Alexander Potavin from Finam points to a paradox: the dollar's rise is not confirmed by the government bond market. The yield on 10-year US Treasuries fell to 4.4% versus 4.51% a few days earlier, which could be a consequence of Brent crude oil dropping to $73 per barrel. He draws historical parallels: after the Fed meeting in October 2023, the DXY rose by 1.8% over a week and a half, updated its annual high, and then reversed downward. In his opinion, the rally in July will not continue — at most, the dollar could rise to resistance at 102.0, followed by a correction back to the 100 level.
Alexander Ryabinin from SF Education believes that the flight to the dollar is driven by fear in other currencies, but this is only the initial narrative. He predicts that soon, when a slight shock occurs, the dollar will begin to decline actively.
Ruble Forecast
The behavior of the dollar/ruble pair is primarily determined by internal factors: oil prices, export revenues, the budget rule, import demand, and the Central Bank of Russia's key rate. Even with a strong dollar on the global market, the ruble can behave autonomously — it should not be forgotten that its exchange rate is set by the Central Bank itself. Brent's decline to $73 is a negative signal for the ruble: lower oil revenues mean less foreign currency earnings and potential pressure on the exchange rate. The correction of the dollar itself, expected by most experts, is rather a factor in favor of the ruble, but the effect will be secondary and weak.
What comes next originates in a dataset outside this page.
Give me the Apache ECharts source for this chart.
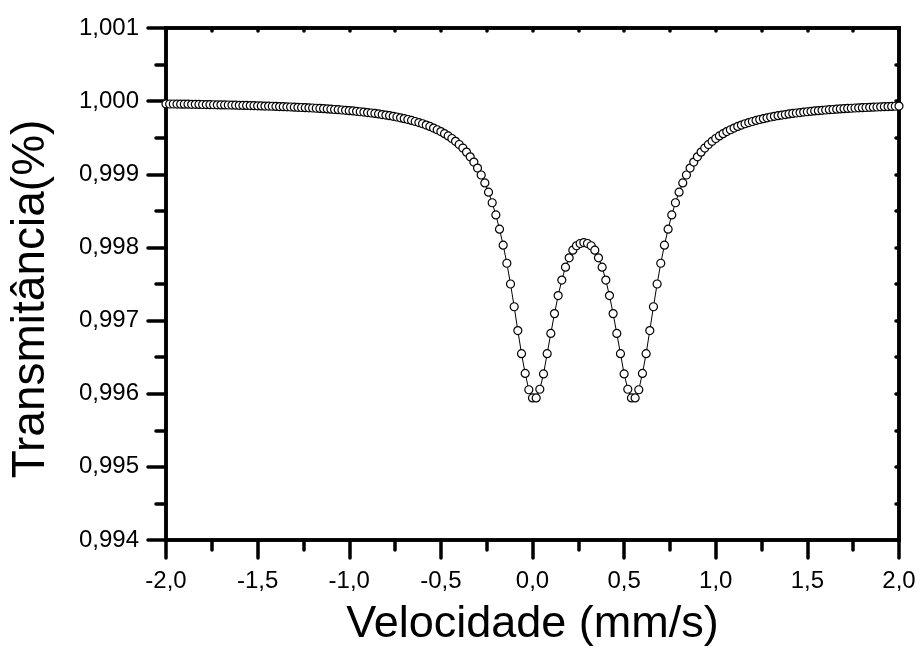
<!DOCTYPE html>
<html>
<head>
<meta charset="utf-8">
<script src="https://cdn.jsdelivr.net/npm/echarts@6/dist/echarts.min.js"></script>
<style>
  html, body { margin: 0; padding: 0; background: #fff; }
  #chart { width: 921px; height: 652px; }
</style>
</head>
<body>
<div id="chart"></div>
<script>
// ---- data ----
const xTitle = 'Velocidade (mm/s)';
const yTitle = 'Transmitância(%)';

const xTicks = [-2.0, -1.5, -1.0, -0.5, 0.0, 0.5, 1.0, 1.5, 2.0];
const yTicks = [0.994, 0.995, 0.996, 0.997, 0.998, 0.999, 1.000, 1.001];

const velocity = [
  -2.00,-1.98,-1.96,-1.94,-1.92,-1.90,-1.88,-1.86,-1.84,-1.82,
  -1.80,-1.78,-1.76,-1.74,-1.72,-1.70,-1.68,-1.66,-1.64,-1.62,
  -1.60,-1.58,-1.56,-1.54,-1.52,-1.50,-1.48,-1.46,-1.44,-1.42,
  -1.40,-1.38,-1.36,-1.34,-1.32,-1.30,-1.28,-1.26,-1.24,-1.22,
  -1.20,-1.18,-1.16,-1.14,-1.12,-1.10,-1.08,-1.06,-1.04,-1.02,
  -1.00,-0.98,-0.96,-0.94,-0.92,-0.90,-0.88,-0.86,-0.84,-0.82,
  -0.80,-0.78,-0.76,-0.74,-0.72,-0.70,-0.68,-0.66,-0.64,-0.62,
  -0.60,-0.58,-0.56,-0.54,-0.52,-0.50,-0.48,-0.46,-0.44,-0.42,
  -0.40,-0.38,-0.36,-0.34,-0.32,-0.30,-0.28,-0.26,-0.24,-0.22,
  -0.20,-0.18,-0.16,-0.14,-0.12,-0.10,-0.08,-0.06,-0.04,-0.02,
   0.00, 0.02, 0.04, 0.06, 0.08, 0.10, 0.12, 0.14, 0.16, 0.18,
   0.20, 0.22, 0.24, 0.26, 0.28, 0.30, 0.32, 0.34, 0.36, 0.38,
   0.40, 0.42, 0.44, 0.46, 0.48, 0.50, 0.52, 0.54, 0.56, 0.58,
   0.60, 0.62, 0.64, 0.66, 0.68, 0.70, 0.72, 0.74, 0.76, 0.78,
   0.80, 0.82, 0.84, 0.86, 0.88, 0.90, 0.92, 0.94, 0.96, 0.98,
   1.00, 1.02, 1.04, 1.06, 1.08, 1.10, 1.12, 1.14, 1.16, 1.18,
   1.20, 1.22, 1.24, 1.26, 1.28, 1.30, 1.32, 1.34, 1.36, 1.38,
   1.40, 1.42, 1.44, 1.46, 1.48, 1.50, 1.52, 1.54, 1.56, 1.58,
   1.60, 1.62, 1.64, 1.66, 1.68, 1.70, 1.72, 1.74, 1.76, 1.78,
   1.80, 1.82, 1.84, 1.86, 1.88, 1.90, 1.92, 1.94, 1.96, 1.98,
   2.00
];

const transmittance = [
  0.999962,0.999961,0.999961,0.999960,0.999959,0.999958,0.999958,0.999957,0.999956,0.999955,
  0.999954,0.999953,0.999952,0.999951,0.999950,0.999949,0.999948,0.999947,0.999946,0.999945,
  0.999943,0.999942,0.999941,0.999939,0.999938,0.999936,0.999935,0.999933,0.999932,0.999930,
  0.999928,0.999926,0.999924,0.999922,0.999920,0.999918,0.999916,0.999913,0.999911,0.999908,
  0.999906,0.999903,0.999900,0.999897,0.999893,0.999890,0.999886,0.999883,0.999879,0.999875,
  0.999870,0.999866,0.999861,0.999855,0.999850,0.999844,0.999838,0.999832,0.999825,0.999817,
  0.999810,0.999801,0.999792,0.999783,0.999772,0.999761,0.999749,0.999736,0.999722,0.999707,
  0.999691,0.999673,0.999654,0.999632,0.999609,0.999584,0.999555,0.999524,0.999489,0.999450,
  0.999407,0.999359,0.999303,0.999239,0.999167,0.999085,0.998990,0.998882,0.998756,0.998611,
  0.998444,0.998250,0.998031,0.997784,0.997500,0.997189,0.996863,0.996547,0.996277,0.996054,
  0.995942,0.995942,0.996061,0.996270,0.996547,0.996824,0.997095,0.997342,0.997554,0.997730,
  0.997858,0.997962,0.998023,0.998054,0.998067,0.998054,0.998023,0.997962,0.997858,0.997730,
  0.997554,0.997342,0.997095,0.996824,0.996547,0.996270,0.996061,0.995942,0.995942,0.996054,
  0.996277,0.996547,0.996863,0.997189,0.997500,0.997784,0.998031,0.998250,0.998444,0.998611,
  0.998756,0.998882,0.998990,0.999085,0.999167,0.999239,0.999303,0.999359,0.999407,0.999450,
  0.999489,0.999524,0.999555,0.999584,0.999609,0.999632,0.999654,0.999673,0.999691,0.999707,
  0.999722,0.999736,0.999749,0.999761,0.999772,0.999783,0.999792,0.999801,0.999810,0.999817,
  0.999825,0.999832,0.999838,0.999844,0.999850,0.999855,0.999861,0.999866,0.999870,0.999875,
  0.999879,0.999883,0.999886,0.999890,0.999893,0.999897,0.999900,0.999903,0.999906,0.999908,
  0.999911,0.999913,0.999916,0.999918,0.999920,0.999922,0.999924,0.999926,0.999928,0.999930,
  0.999932
];

// ---- chart ----
const FONT = '"Liberation Sans", Arial, sans-serif';
const points = velocity.map((v, i) => [v, transmittance[i]]);
const xMin = xTicks[0], xMax = xTicks[xTicks.length - 1];
const xStep = xTicks[1] - xTicks[0];
const yMin = yTicks[0], yMax = yTicks[yTicks.length - 1];
const yStep = 0.001;

const fmtX = v => v.toFixed(1).replace('.', ',');
const fmtY = v => v.toFixed(3).replace('.', ',');

const axisLineStyle = { color: '#000', width: 3.5, cap: 'square' };
const tickStyle = { color: '#000', width: 3.5, cap: 'round' };

const chart = echarts.init(document.getElementById('chart'), null, { renderer: 'canvas' });
chart.setOption({
  animation: false,
  backgroundColor: '#fff',
  grid: { left: 166, right: 22, top: 28, bottom: 106, show: true, borderColor: '#000', borderWidth: 3.5, backgroundColor: 'transparent' },
  xAxis: [
    {
      type: 'value', min: xMin, max: xMax, interval: xStep,
      name: xTitle, nameLocation: 'middle', nameGap: 62,
      nameTextStyle: { fontFamily: FONT, fontSize: 45, color: '#000' },
      axisLine: { show: true, onZero: false, lineStyle: axisLineStyle },
      axisTick: { show: true, inside: false, length: 18, lineStyle: tickStyle },
      minorTick: { show: true, splitNumber: 2, length: 10, lineStyle: tickStyle },
      axisLabel: { show: true, margin: 29, fontFamily: FONT, fontSize: 24, color: '#000', formatter: fmtX },
      splitLine: { show: false }
    },
    {
      type: 'value', position: 'top', min: xMin, max: xMax, interval: xStep,
      axisLine: { show: true, onZero: false, lineStyle: axisLineStyle },
      axisTick: { show: true, inside: true, length: 3, lineStyle: tickStyle },
      minorTick: { show: true, splitNumber: 2, length: 3, lineStyle: tickStyle },
      axisLabel: { show: false },
      splitLine: { show: false }
    }
  ],
  yAxis: [
    {
      type: 'value', min: yMin, max: yMax, interval: yStep,
      name: yTitle, nameLocation: 'middle', nameGap: 112, nameRotate: 90,
      nameTextStyle: { fontFamily: FONT, fontSize: 46, color: '#000', padding: [0, 30, 0, 0] },
      axisLine: { show: true, onZero: false, lineStyle: axisLineStyle },
      axisTick: { show: true, inside: false, length: 18, lineStyle: tickStyle },
      minorTick: { show: true, splitNumber: 2, length: 10, lineStyle: tickStyle },
      axisLabel: { show: true, margin: 27, fontFamily: FONT, fontSize: 24, color: '#000', formatter: fmtY },
      splitLine: { show: false }
    },
    {
      type: 'value', position: 'right', min: yMin, max: yMax, interval: yStep,
      axisLine: { show: true, onZero: false, lineStyle: axisLineStyle },
      axisTick: { show: true, inside: true, length: 3, lineStyle: tickStyle },
      minorTick: { show: true, splitNumber: 2, length: 3, lineStyle: tickStyle },
      axisLabel: { show: false },
      splitLine: { show: false }
    }
  ],
  series: [{
    type: 'line',
    xAxisIndex: 0, yAxisIndex: 0,
    data: points,
    clip: false,
    symbol: 'circle',
    symbolSize: 8,
    showAllSymbol: true,
    itemStyle: { color: '#fff', borderColor: '#000', borderWidth: 1.2 },
    lineStyle: { color: '#000', width: 1 },
    emphasis: { disabled: true },
    z: 3
  }]
});
</script>
</body>
</html>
Conclusions. All four experts agree that the dollar is currently stable, and the main trigger for July is the Fed meeting. Disagreements concern further dynamics. Nikita Kutsenko and Oleg Reshetnikov see a consolidation scenario with an upper boundary around 103 and believe the main growth has been priced in. Alexander Potavin and Alexander Ryabinin expect a reversal: the former predicts a moderate correction to 100 after a possible move to 102, the latter expects an active decline after a short-term shock. The potential for further dollar strengthening is limited, and in the medium term, weakening is more likely if the Fed's rhetoric softens.
My professional view: the current situation resembles a classic "bull trap" — the dollar is strong, but the fundamental drivers (hawkish Fed and geopolitics) are already priced in. Buying the currency at these levels for long-term holding is risky. The ruble, all else being equal, could receive support from a DXY correction, but the key factor will remain oil price dynamics and the actions of the Central Bank of Russia.